こうして記事をまとめてみると、「CSの基本」が改めて丁寧に書かれている、と言う印象ですが、「基本事項」について、ぼんやりとしていたイメージを改めて深くインプットできたように思います。特に、自分が重要視すべきと考えていた「顧客ロイヤルティ」について、CS=顧客ロイヤルティなんや!と明文化されていたことで、少し自信がつきました。

また、カスタマーサクセスとは、単なる名称ではなく組織全体で取り組むべき「理念」である、と謳われている点も印象的でした。(考えてみれば、当たり前のことなのですが・・)

今回は「青本」のまとめをしましたが、「赤本」は、弘子ラサヴィさん著のこちら。異動のタイミングで読んだけど、サクセスとサポートの違いやCSのいろは、日本企業のCS事例が紹介されていて、ワクワクした記憶があります。


おまけ:本書で紹介される、CS事例

Apple×スティーブ・ジョブス:ジーニアスバーの開設

スティーブ・ジョブスも心理ロイヤルティが緊急の課題であるこを認識し、エレガントで美しい製品を作るだけでなく、カスタマーサクセスにも多額の投資をした。その一例が、ジーニアスバー。小売店を作ることを決めた時に、店舗に製品を並べて販売するだけでは不十分と考え、店の奥にスペースを作りカスタマーサクセスマネージャー(CSM)を配置した。ジーニアスバーのCSM達は「顧客が自社製品の価値を最大限に引き出せるように手助けする人物」を目指している。ジーニアスバーのメンバーの中には、全くジーニアスでない人もおり、顧客が不満を抱くシーンも少なくないが、ジーニアスが存在して、現実の顧客に接して手助けすること、そして最低限だとしても「関係性を築くこと」自体が心理ロイヤルティーを生み出していると言われている。

おまけ2:本書で紹介されるCS用語

・アドボケード:自社のブランドや商品を熱狂的に支持して使ってくれるファンやファン心理のこと。本文中でも紹介した。
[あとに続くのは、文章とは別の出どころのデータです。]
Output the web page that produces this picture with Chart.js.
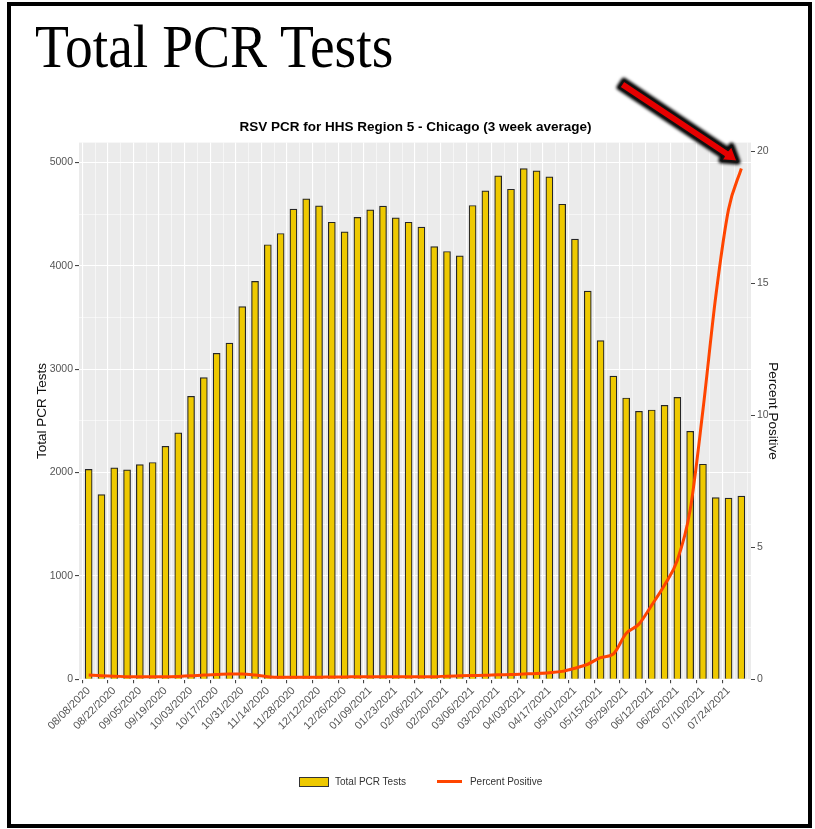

・シェルフウェア:サービスを購入した顧客が、その後使わずに放置している状態をおもしろおかしく表した言葉

・LTV:顧客がある会社との関係を持っている間に使った(使う予定のある)金額の合計金額のこと

・リテンション率:定着率顧客が製品を使う頻度、魅力的な機能を使っているか、利用者は何人いるのか、など「継続率」・「定着率」と同じような意味合い

・トランザクション調査:サービスや商品を介して接触した顧客の総体としての評価を図るため、年に1回~2回行う調査。質問内容は20~25問程度が一般的。

・リレーション調査:サービスを利用した後に行われることの多い調査。商品を買った後やサービスを利用した後など、顧客とサービスとの接点で重要だと思われるタイミングで行う。短期間での調査になるため、顧客にとってストレスが少ない5〜10問の質問数が一般的。

・CSAT(顧客満足度):顧客の満足度を表す。5段階の数値を使う場合がほとんどだが、変えても構わない。トランザクション調査とリレーション調査の両方で使われる

・NSP(ネットプロモータースコア):製品を他の人に勧めたいかどうかの調査によって、満足度ではなくロイヤルティを測る。数値は必ず0~10の11段階。スコアの算出は9~10と答えた割合から0~6と答えた割合を引く。主にリレーション調査

・CES(顧客努力指標)比較的新しい指標。会社との仕事のしやすさを評価する。質問への顧客の同意度合いを1~7段かに分け、「問題は対処しやすかったか」と言う質問に対して「どちらかと言えばその通り」から上の回答者の割合を算出する。主にトランズアクション調査。